The Civic Responsibility of Ethnographers
In a previous blog, I promised further comment on Steven Lubet’s ethical critique of Alice Goffman’s fieldwork in her 2014 book, On the Run: Fugitive Life in an American City. Lubet takes particular exception to Goffman’s account of driving one of her key informants around their neighbourhood with a loaded gun, looking for a member of a rival gang to target in a revenge shooting. In his book, Lubet places this alongside other reports from participant observers who had either participated in, or colluded with, criminal activity. He acknowledges that this is sometimes inevitable in maintaining the confidence of informants or documenting the impact of oppressive laws. His examples include WF Whyte’s participation in voting fraud or Laud Humphrey’s facilitation of gay sexual encounters at a time when these were criminal. The question is where a line is to be drawn and who gets to draw it.
Lubet’s position seems to be that only lawyers get to have absolute immunity from reporting past crimes – although not planned crimes or crimes in progress. While he is willing to tolerate a certain degree of ethnographic indifference to criminality, serious crime should be reported. In the book, he also criticises Goffman for not coming forward as a witness to two murders that she reports observing.
This is not quite as straightforward as Lubet suggests. Social scientists are not trained as lawyers or police officers to monitor everyday life for the existence of criminal acts. Indeed, it is well-established that most potential crimes are not turned into actual crimes for very good reasons of system management and peacekeeping. A classic criminological aphorism is that the most powerful actor in the criminal justice system is the front-line officer who makes arrest decisions. Everything else rests on this choice. Field researchers are not socially authorized to make such judgements.
When I was part of a team studying child protection services in the late 1970s, we discussed what we should do if we disagreed with agency decisions about risk or intervention. In the field, we rapidly came to understand that we had no real basis for displacing the professional judgements made by social service, legal and health professionals. It was simply our opinion against their socially authorized expertise. Because we worked across agency boundaries, we did occasionally have information that a key professional lacked – but we avoided disclosing this because the silos were important in understanding the system. I can only recall one exception, where a team member told a social worker that a visiting nurse had relevant information and should be asked for it, without disclosing the information itself.
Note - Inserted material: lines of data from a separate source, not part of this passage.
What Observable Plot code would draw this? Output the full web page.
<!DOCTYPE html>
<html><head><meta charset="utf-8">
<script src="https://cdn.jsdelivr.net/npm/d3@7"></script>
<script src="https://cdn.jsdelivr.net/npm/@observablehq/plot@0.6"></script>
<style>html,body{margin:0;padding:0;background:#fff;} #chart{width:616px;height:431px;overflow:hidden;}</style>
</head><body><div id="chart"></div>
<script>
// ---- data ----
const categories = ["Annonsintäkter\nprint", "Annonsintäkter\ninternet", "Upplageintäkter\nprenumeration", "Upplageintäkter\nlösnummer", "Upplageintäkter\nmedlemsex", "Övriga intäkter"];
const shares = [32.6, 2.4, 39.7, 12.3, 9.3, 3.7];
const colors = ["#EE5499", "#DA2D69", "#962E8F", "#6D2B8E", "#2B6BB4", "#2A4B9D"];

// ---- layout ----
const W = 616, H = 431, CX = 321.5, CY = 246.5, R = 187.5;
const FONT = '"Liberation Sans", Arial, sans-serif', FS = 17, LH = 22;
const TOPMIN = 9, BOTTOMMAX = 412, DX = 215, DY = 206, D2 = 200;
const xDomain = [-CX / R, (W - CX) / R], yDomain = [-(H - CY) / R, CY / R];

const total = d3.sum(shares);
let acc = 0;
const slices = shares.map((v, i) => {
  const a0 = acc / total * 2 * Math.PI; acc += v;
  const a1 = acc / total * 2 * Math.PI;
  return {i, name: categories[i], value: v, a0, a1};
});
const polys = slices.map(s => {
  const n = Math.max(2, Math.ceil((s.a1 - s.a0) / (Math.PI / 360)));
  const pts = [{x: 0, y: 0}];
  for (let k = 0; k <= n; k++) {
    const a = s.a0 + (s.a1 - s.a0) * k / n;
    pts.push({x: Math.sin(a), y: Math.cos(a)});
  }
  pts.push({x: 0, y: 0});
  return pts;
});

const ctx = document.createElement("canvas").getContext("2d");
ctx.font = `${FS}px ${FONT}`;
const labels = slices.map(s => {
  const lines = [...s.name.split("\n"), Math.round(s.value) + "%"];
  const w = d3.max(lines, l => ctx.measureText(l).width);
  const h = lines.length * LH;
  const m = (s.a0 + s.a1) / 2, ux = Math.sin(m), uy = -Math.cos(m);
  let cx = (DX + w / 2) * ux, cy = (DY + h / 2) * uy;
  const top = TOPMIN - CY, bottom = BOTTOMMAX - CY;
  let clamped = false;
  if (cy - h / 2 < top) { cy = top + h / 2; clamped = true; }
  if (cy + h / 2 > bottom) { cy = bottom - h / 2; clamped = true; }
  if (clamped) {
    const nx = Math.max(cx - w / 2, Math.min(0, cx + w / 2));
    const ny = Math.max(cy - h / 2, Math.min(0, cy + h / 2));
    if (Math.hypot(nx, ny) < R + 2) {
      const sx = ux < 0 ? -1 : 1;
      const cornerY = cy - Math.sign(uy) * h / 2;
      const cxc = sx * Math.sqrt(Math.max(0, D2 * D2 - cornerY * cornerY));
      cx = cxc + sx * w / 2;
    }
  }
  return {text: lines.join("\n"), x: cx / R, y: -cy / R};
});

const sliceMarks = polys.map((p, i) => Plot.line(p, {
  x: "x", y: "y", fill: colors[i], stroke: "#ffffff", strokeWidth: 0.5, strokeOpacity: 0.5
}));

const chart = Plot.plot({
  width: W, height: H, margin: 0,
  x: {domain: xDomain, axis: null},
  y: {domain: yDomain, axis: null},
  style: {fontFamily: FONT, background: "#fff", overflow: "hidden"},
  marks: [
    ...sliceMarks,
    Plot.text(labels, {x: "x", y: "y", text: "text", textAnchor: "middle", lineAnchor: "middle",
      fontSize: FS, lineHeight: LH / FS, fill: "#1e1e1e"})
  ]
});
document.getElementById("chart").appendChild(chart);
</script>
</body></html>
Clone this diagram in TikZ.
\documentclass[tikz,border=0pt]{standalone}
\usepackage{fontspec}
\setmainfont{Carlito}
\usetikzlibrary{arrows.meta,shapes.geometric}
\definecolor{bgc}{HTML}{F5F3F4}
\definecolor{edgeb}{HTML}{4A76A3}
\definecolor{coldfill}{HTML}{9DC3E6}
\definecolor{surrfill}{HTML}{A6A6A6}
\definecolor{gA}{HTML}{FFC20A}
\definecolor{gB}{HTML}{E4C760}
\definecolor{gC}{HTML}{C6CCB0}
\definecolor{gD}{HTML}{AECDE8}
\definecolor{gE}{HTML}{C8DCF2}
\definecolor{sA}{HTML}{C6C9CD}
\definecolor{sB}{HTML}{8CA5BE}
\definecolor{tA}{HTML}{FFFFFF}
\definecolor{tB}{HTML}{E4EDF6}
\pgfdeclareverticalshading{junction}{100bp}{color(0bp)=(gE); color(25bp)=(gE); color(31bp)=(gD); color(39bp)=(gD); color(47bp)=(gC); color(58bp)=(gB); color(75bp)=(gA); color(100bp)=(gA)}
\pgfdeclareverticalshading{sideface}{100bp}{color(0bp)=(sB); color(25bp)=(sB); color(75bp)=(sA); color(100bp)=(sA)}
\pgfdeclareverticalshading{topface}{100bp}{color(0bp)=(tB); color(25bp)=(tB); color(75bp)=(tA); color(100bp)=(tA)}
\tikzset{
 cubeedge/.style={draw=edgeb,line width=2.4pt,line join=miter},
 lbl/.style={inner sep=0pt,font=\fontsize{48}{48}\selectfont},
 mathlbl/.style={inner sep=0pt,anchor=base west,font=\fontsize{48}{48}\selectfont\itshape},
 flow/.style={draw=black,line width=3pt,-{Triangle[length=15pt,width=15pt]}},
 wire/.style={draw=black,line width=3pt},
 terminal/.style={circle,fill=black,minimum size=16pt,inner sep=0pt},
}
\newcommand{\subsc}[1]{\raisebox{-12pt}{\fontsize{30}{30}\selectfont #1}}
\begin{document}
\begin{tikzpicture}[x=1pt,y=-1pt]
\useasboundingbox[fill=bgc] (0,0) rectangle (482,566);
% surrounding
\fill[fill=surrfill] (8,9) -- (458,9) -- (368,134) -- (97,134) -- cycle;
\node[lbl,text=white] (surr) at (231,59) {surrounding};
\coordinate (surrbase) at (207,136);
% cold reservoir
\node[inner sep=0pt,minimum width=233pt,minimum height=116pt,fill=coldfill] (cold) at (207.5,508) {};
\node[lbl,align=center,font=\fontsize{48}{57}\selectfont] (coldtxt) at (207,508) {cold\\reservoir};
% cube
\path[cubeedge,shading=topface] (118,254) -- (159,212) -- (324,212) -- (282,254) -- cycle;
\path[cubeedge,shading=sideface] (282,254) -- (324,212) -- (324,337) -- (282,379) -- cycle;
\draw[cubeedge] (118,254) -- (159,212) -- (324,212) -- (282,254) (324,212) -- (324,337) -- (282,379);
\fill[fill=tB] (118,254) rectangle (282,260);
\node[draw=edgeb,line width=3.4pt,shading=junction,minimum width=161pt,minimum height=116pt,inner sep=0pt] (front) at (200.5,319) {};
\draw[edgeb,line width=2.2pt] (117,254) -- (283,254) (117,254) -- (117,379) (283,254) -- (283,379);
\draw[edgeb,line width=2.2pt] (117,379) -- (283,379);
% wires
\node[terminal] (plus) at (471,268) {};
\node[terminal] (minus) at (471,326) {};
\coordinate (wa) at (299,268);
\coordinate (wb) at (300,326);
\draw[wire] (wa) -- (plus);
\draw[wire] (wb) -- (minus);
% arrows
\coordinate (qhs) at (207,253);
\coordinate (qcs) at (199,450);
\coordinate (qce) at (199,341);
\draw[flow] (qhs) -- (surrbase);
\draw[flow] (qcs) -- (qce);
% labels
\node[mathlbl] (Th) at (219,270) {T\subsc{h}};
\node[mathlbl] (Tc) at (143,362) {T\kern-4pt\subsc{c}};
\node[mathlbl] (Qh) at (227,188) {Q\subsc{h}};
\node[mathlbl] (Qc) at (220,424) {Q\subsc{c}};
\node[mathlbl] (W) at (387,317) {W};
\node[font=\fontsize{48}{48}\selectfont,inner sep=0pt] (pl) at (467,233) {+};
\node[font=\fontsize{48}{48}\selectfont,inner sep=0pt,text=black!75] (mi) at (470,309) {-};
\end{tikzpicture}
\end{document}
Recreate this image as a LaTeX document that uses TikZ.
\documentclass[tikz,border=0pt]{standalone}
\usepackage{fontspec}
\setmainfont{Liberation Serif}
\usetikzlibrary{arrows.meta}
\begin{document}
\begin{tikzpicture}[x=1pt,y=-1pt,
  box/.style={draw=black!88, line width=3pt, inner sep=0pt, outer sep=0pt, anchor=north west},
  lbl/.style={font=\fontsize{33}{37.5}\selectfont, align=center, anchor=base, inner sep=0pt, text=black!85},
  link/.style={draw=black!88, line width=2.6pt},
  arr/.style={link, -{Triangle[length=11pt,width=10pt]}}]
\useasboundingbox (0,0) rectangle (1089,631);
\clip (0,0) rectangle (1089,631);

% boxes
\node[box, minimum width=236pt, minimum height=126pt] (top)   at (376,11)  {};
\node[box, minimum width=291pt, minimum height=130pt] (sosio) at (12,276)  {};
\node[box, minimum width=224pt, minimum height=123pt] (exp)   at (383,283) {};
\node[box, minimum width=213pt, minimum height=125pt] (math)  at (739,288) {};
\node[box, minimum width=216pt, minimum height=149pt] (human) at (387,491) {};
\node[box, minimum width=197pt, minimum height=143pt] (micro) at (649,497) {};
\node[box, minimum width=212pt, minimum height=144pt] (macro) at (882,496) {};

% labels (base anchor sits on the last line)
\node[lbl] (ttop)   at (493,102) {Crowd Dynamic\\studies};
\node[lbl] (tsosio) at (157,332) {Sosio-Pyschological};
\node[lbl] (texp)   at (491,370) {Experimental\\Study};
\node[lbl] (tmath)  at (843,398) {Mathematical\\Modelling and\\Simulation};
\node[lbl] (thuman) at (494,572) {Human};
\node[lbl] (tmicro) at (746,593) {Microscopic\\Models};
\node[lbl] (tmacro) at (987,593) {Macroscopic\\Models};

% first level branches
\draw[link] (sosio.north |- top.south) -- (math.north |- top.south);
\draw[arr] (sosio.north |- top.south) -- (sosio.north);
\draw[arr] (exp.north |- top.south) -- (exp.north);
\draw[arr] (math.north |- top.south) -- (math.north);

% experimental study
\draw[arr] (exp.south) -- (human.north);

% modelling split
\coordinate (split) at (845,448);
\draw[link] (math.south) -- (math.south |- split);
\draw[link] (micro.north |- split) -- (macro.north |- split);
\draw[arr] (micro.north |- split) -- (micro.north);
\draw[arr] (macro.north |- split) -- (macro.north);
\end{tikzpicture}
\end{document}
In this context, I do not see any basis for criticising Goffman for not volunteering evidence about two murders. It is for the police to find witnesses: if they fail to do this, or choose not to, then we have learned something useful.
Should Goffman have driven a key informant around with a loaded gun? Lubet thinks this is inherently a criminal act, whether the gun was ever fired or not. I see this much more as a judgement call. Since the incident never came to the attention of any law enforcement agent at the time, we have no way of knowing whether it would have led to an arrest, let alone a charge. A more experienced fieldworker might have been more cautious but we can reasonably ask whether it would be better to have a social scientist drive the car with the hope of discouraging a homicidal act – or another gang member who might expect it to be carried out. Only Goffman is in a position to make that call, knowing her relationship with the informant and the degree to which she might be able to influence him.
Lubet’s position is ethical rather than legal. In England and Wales, at least, there is no general obligation on any citizen to report a crime or volunteer as a witness, unless the incident is related to terrorism. Other jurisdictions adopt different approaches. France requires all citizens to report serious crimes and child abuse. Some US states mandate the reporting of child abuse. Anecdotally, I have been told that a few Western states retain 19th century laws about the duties of citizens to assist in law enforcement, which go back to the days when sheriffs assembled posses to pursue offenders. I have not verified this for the present blog. In England and Wales, merely being present at the scene of a crime is not sufficient to create a criminal offence of aiding and abetting or conspiring. There must be evidence of intentional encouragement or support, which would be inconsistent with the fundamental principles of participant observation.
The core issue, then, is whether social scientists have some kind of moral duty to act as whistleblowers or, more pejoratively, as snitches, grasses or stoolies. Lubet’s position appears to be that accommodating or condoning criminal actions is inherently wrong, although it may on occasion be tolerated. Many participant observers would argue that a greater good is achieved by not volunteering information about criminal actions in order better to understand them. It is not our job to second-guess the street-level decisions of law-enforcers
Wherever the line is drawn, all ethical decisions in research risk contributing to the creation of ignorance. Researchers may forego knowledge that would otherwise be of value to their society. Even within a framework of ethics regulation that makes ignorance structured and systematic, fieldworkers have to make street-level judgements about what IRB or REC policies mean in practice. The line is created by these decisions. The people who make them should be able to expect that any subsequent debate will respect the circumstances under which they have acted.